Marie Schellinck (25 July 1757, Ghent – 1 September 1840, Menen), also known as Shelling, was an Austrian-Netherlands-born female soldier who fought in the French Revolution.

== Life ==
Disguised as a man, Schellinck enlisted 1792 in the 2nd Belgian battalion of the French army. She most notably took part at the battle of Jemappes in the same year, where she was severely wounded. Four days after the battle, 10 November, she was made sub-lieutenant.

She left military service in 1795/96 when she married lieutenant Louis-Joseph Decarmin. She followed him during the Italy campaign and, after his resignation from service in January 1808, settled with him in Lille.

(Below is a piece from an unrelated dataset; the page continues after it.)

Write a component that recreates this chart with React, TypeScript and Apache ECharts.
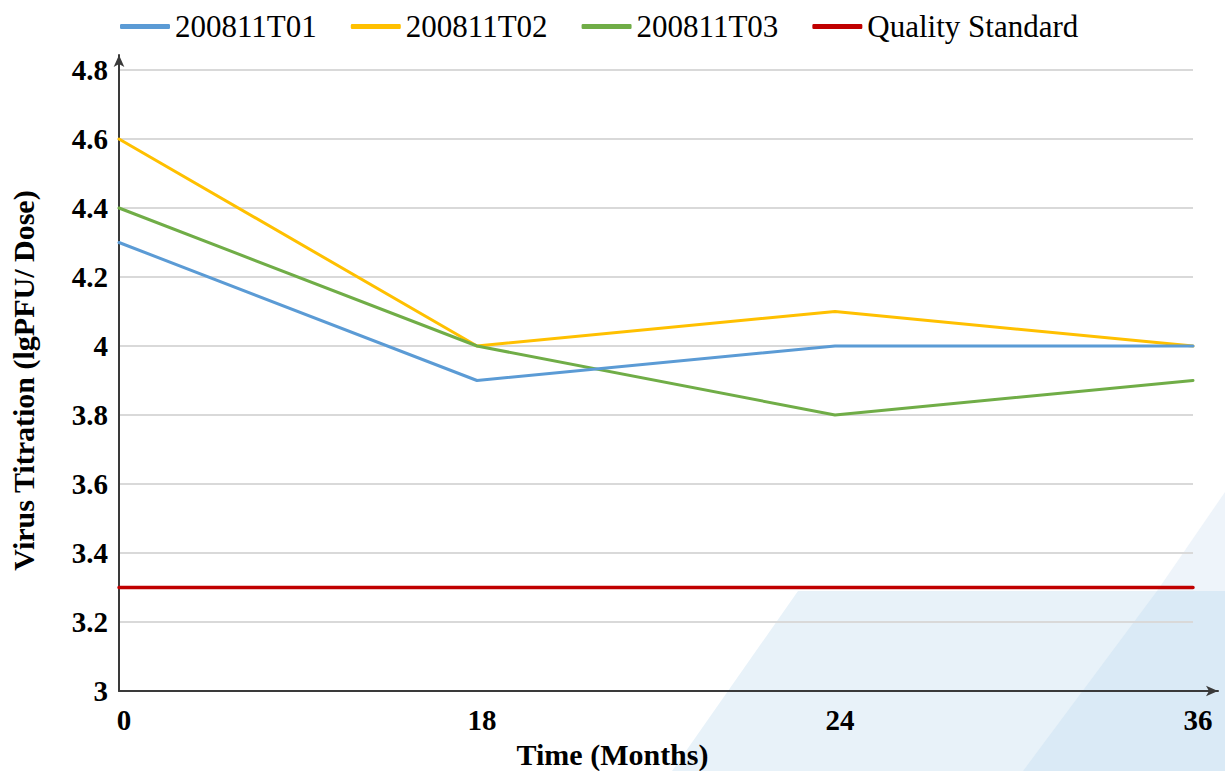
import React, { useEffect, useRef } from "react";
import * as echarts from "echarts";

const months = ["0", "18", "24", "36"];
const seriesT01 = [4.3, 3.9, 4.0, 4.0];
const seriesT02 = [4.6, 4.0, 4.1, 4.0];
const seriesT03 = [4.4, 4.0, 3.8, 3.9];
const qualityStandard = [3.3, 3.3, 3.3, 3.3];
const seriesNames = ["200811T01", "200811T02", "200811T03", "Quality Standard"];
const yMin = 3;
const yMax = 4.8;
const yStep = 0.2;

const SERIF = "Liberation Serif";

export default function App() {
  const ref = useRef<HTMLDivElement>(null);
  useEffect(() => {
    document.body.style.margin = "0";
    if (!ref.current) return;
    const chart = echarts.init(ref.current, null, { renderer: "svg" });
    const line = (name: string, data: number[], color: string, z: number, width = 3) => ({
      name,
      type: "line",
      data,
      xAxisIndex: 0,
      yAxisIndex: 0,
      symbol: "none",
      z,
      lineStyle: { color, width, cap: "round" },
      itemStyle: { color },
    });
    chart.setOption({
      animation: false,
      backgroundColor: "#ffffff",
      textStyle: { fontFamily: SERIF },
      title: {
        text: "Time (Months)",
        left: "center",
        top: 734,
        textStyle: { fontFamily: SERIF, fontWeight: "bold", fontSize: 30, color: "#000" },
      },
      legend: {
        data: seriesNames,
        left: 115,
        top: 6,
        icon: "roundRect",
        itemWidth: 50,
        itemHeight: 5,
        itemGap: 34,
        textStyle: { fontFamily: SERIF, fontWeight: "normal", fontSize: 31, color: "#000" },
      },
      graphic: [
        {
          type: "polygon",
          z: -10,
          silent: true,
          shape: { points: [[672, 771], [798, 591], [1225, 591], [1225, 771]] },
          style: { fill: "#E8F2F9" },
        },
        {
          type: "polygon",
          z: -9,
          silent: true,
          shape: { points: [[1157, 591], [1225, 492], [1225, 591]] },
          style: { fill: "#EEF4FA" },
        },
        {
          type: "polygon",
          z: -9,
          silent: true,
          shape: { points: [[1023, 771], [1157, 591], [1225, 591], [1225, 771]] },
          style: { fill: "#DAEAF6" },
        },
      ],
      grid: [
        { left: 119, right: 32, top: 70, bottom: 80 },
        { left: 119, right: 7, top: 55, bottom: 80 },
      ],
      xAxis: [
        {
          type: "category",
          gridIndex: 0,
          data: months,
          boundaryGap: false,
          axisLine: { show: false },
          axisTick: { show: false },
          axisLabel: {
            fontFamily: SERIF,
            fontWeight: "bold",
            fontSize: 29,
            color: "#000",
            margin: 14,
            padding: [0, 0, 0, 10],
          },
          splitLine: { show: false },
        },
        {
          type: "value",
          gridIndex: 1,
          min: 0,
          max: 1,
          axisLine: {
            show: true,
            symbol: ["none", "arrow"],
            symbolSize: [8, 12],
            lineStyle: { color: "#3a3a3a", width: 2 },
          },
          axisTick: { show: false },
          axisLabel: { show: false },
          splitLine: { show: false },
        },
      ],
      yAxis: [
        {
          type: "value",
          gridIndex: 0,
          min: yMin,
          max: yMax,
          interval: yStep,
          name: "Virus Titration (lgPFU/ Dose)",
          nameLocation: "middle",
          nameGap: 81,
          nameTextStyle: { fontFamily: SERIF, fontWeight: "bold", fontSize: 30, color: "#000" },
          axisLine: { show: false },
          axisTick: { show: false },
          axisLabel: {
            fontFamily: SERIF,
            fontWeight: "bold",
            fontSize: 29,
            color: "#000",
            margin: 11,
            formatter: (v: number) => String(Math.round(v * 10) / 10),
          },
          splitLine: { show: true, lineStyle: { color: "#D9D9D9", width: 2 } },
        },
        {
          type: "value",
          gridIndex: 1,
          min: 0,
          max: 1,
          axisLine: {
            show: true,
            symbol: ["none", "arrow"],
            symbolSize: [8, 12],
            lineStyle: { color: "#3a3a3a", width: 2 },
          },
          axisTick: { show: false },
          axisLabel: { show: false },
          splitLine: { show: false },
        },
      ],
      series: [
        line(seriesNames[0], seriesT01, "#5B9BD5", 6),
        line(seriesNames[1], seriesT02, "#FFC000", 4),
        line(seriesNames[2], seriesT03, "#70AD47", 5),
        line(seriesNames[3], qualityStandard, "#C00000", 3, 3.5),
      ],
    });
    return () => chart.dispose();
  }, []);
  return <div ref={ref} style={{ width: 1225, height: 771 }} />;
}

== Legend of her Legion of Honor ==
A Marie-Jeanne Schellinck is often reported to have been decorated with the Legion of Honor in June 1808 by Emperor Napoleon Bonaparte himself before he rode into Ghent and thus having been the first woman with that merit. This legend is embellished with an impressive list of battles where she was supposed to have fought (Jemappes, Arcole, Marengo, Austerlitz, Jena-Auerstedt and in the Poland campaign 1807), as well as a rousing speech Napoleon gave the assembled soldiers. In 1890, the first image was fabricated that was supposed to show the ceremony. Many repetitions of the legend also allege that Schellinck's service record and testimony from military comrades and commanders resulted in her being granted a pension of 667 livres per year for her service to France.

That story has been proven inaccurate: Napoleon I never distinguished a woman with the Legion of Honor and was located in Bayonne in Southern France in June 1808. The first woman decorated with the Legion of Honor was Angélique Brûlon, who received the Legion of Honor from Napoleon III in 1851.